Saturday, March 17, 2018

2 Months in San Francisco

I looked around my apartment tonight and reminisced about when I dragged the first boxes into my new space.

I'll share photos of my apartment decor sometime soon. May or may not have *just* hauled the last of the moving boxes down to the recycling bin...um...today....

Two months in and SF is still taking my breath away on the daily. The charming buildings, the street art, the abruptly alternating fog and sun, that vibe on early weekend mornings when the city is quiet and the streets are kinda empty, the cable cars climbing up and down the insane hills, the calf muscles I hope I'm developing from walking up said hills, the tourists seeing it all for the first time that make me feel all blushy inside that my home is worth tourist-ing and that to these people I am a "city person" who "actually lives here." (I gave someone directions the other day on a street corner!) I used to drive through San Francisco and stare up at the apartment windows and feel very very curious about the seemingly glamorous and sitcom-worthy daily lives of people who lived in the middle of it, and now I'm somehow one of them.

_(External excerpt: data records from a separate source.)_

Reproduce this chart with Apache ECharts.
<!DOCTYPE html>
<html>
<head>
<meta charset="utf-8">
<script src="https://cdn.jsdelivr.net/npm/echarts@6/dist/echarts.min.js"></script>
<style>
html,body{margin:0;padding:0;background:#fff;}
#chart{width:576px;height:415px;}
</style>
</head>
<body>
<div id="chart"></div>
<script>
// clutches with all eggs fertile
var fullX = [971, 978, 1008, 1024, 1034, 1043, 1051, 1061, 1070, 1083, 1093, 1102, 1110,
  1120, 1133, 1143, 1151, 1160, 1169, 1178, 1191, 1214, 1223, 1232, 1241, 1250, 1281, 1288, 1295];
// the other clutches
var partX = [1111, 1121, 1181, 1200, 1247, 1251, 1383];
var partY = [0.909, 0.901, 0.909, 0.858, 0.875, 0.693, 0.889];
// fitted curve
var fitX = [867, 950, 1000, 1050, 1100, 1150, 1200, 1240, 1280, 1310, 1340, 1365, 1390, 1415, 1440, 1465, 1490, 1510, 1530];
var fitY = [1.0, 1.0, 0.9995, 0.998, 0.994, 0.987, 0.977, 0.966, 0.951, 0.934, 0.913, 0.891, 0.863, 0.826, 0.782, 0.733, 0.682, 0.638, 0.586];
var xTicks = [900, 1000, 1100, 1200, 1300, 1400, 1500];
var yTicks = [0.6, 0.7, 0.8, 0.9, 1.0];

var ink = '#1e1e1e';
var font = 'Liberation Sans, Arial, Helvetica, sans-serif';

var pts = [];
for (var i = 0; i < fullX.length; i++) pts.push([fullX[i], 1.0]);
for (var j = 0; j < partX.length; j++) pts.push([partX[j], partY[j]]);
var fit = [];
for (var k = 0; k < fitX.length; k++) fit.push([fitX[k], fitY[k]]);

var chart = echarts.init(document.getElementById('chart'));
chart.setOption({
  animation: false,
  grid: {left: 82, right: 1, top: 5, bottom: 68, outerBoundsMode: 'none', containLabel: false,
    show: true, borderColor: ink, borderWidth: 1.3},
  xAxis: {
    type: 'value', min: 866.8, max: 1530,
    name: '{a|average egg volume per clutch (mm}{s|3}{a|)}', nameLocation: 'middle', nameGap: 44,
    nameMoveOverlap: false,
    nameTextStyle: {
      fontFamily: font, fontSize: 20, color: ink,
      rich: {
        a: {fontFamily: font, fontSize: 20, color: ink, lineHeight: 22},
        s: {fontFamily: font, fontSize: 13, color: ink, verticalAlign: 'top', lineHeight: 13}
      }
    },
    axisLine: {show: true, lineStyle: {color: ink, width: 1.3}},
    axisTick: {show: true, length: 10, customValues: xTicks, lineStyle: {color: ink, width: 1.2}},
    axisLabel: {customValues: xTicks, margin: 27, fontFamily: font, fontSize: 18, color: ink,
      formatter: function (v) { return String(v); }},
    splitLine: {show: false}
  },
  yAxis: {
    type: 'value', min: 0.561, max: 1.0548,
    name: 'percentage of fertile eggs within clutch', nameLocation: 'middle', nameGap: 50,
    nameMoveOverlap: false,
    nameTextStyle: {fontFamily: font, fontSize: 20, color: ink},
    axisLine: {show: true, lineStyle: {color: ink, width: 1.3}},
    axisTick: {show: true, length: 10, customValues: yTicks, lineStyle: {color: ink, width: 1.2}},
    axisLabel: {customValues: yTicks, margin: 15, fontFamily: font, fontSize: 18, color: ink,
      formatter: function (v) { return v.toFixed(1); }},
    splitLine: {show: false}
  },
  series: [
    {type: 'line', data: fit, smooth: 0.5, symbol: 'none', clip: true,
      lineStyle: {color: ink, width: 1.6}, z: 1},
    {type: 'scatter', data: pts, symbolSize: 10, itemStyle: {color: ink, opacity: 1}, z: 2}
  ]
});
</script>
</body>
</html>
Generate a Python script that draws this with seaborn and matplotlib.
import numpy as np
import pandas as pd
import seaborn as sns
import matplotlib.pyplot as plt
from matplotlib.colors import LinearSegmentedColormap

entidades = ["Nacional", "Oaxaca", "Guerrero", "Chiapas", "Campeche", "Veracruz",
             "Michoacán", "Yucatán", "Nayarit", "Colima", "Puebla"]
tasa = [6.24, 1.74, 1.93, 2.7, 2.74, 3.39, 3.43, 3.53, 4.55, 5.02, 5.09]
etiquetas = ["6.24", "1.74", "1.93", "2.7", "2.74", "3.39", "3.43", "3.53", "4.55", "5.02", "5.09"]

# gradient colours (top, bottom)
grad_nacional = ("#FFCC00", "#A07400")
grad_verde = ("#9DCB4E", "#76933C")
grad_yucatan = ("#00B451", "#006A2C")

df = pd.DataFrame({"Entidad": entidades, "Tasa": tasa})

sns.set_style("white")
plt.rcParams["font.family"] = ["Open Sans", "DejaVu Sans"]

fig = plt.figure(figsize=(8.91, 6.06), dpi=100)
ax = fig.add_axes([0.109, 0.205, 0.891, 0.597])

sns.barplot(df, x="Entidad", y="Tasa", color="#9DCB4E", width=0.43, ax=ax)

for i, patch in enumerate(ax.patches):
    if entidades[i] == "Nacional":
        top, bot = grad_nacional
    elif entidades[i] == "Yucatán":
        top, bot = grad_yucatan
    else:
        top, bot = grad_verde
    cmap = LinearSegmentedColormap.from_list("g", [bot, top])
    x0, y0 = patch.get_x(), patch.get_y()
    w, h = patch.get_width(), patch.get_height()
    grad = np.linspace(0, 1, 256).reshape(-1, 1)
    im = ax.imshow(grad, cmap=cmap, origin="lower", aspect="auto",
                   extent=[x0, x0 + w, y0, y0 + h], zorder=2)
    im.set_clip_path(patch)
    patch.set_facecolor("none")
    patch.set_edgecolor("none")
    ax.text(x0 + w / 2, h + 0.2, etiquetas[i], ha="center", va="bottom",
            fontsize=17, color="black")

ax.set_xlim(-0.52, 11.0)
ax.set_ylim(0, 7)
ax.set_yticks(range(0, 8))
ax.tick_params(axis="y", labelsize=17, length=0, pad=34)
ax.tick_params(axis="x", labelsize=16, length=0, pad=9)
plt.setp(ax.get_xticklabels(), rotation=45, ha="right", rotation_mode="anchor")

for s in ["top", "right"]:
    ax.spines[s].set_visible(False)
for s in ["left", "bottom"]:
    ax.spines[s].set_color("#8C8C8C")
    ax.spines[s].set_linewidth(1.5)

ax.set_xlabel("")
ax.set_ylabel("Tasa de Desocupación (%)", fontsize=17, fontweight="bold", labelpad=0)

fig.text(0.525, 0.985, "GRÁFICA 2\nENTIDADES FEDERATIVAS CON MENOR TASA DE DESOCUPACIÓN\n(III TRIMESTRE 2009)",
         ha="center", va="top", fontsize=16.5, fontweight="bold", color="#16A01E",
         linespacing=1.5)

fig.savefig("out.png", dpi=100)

And, you know, there's the random people yelling at all hours of the night and day, and the sirens wailing up and down my street because I live near a hospital (I actually don't mind the ambient noise -- I have a harder time sleeping in absolute silence). Also, learning the hard way that getting packages delivered to a city apartment is a jooooke (anyone seen the Broad City episode where she has to journey to recover a package and meets Garol?) So, I get packages delivered to my office now.

Unexpectedly, being amongst so many people at all times also has a strangely distinct perma-loneliness to it.

The people watching is fabulous, but I'll catch myself envying the groups of friends and lovers out in my same coffee shops and parks and corner markets. It's a unique kind of "we're here together but not together" feeling I never experienced when I always moved around tucked inside a car. I know I have friends and people I make plans with too, and yet that feeling is there and I'm curious if other city people know what I'm talking about.

I crush hard on this city.

Out of all the cities around the world that I've visited, it's still my favorite. I love the light pinks and sandy beiges of the buildings sprawled out over the hills like ornate legos. The colors and proximity to the ocean make me feel like the whole thing used to be under water and just rose up one day all ocean-bleached like a coral reef, and the people simply filtered into its little corally spaces.

I'm still slowly learning my way around city life after a lifetime of suburbs, but it's an admittedly picturesque place to do some learnin'.

Dear SF: Let's not break up soon. xoxo











1 comment:

Kayla Moncur said...

Ok this made me emotional. I haven't lived in the Bay Area in almost 20 years but it still kind of feels like home to me. The pic of the foggy hill and the graffiti, "When the lights go down in the city" (which is a song we used to listen to WHILE we lived there) just gave me all the feels. I love SF so much.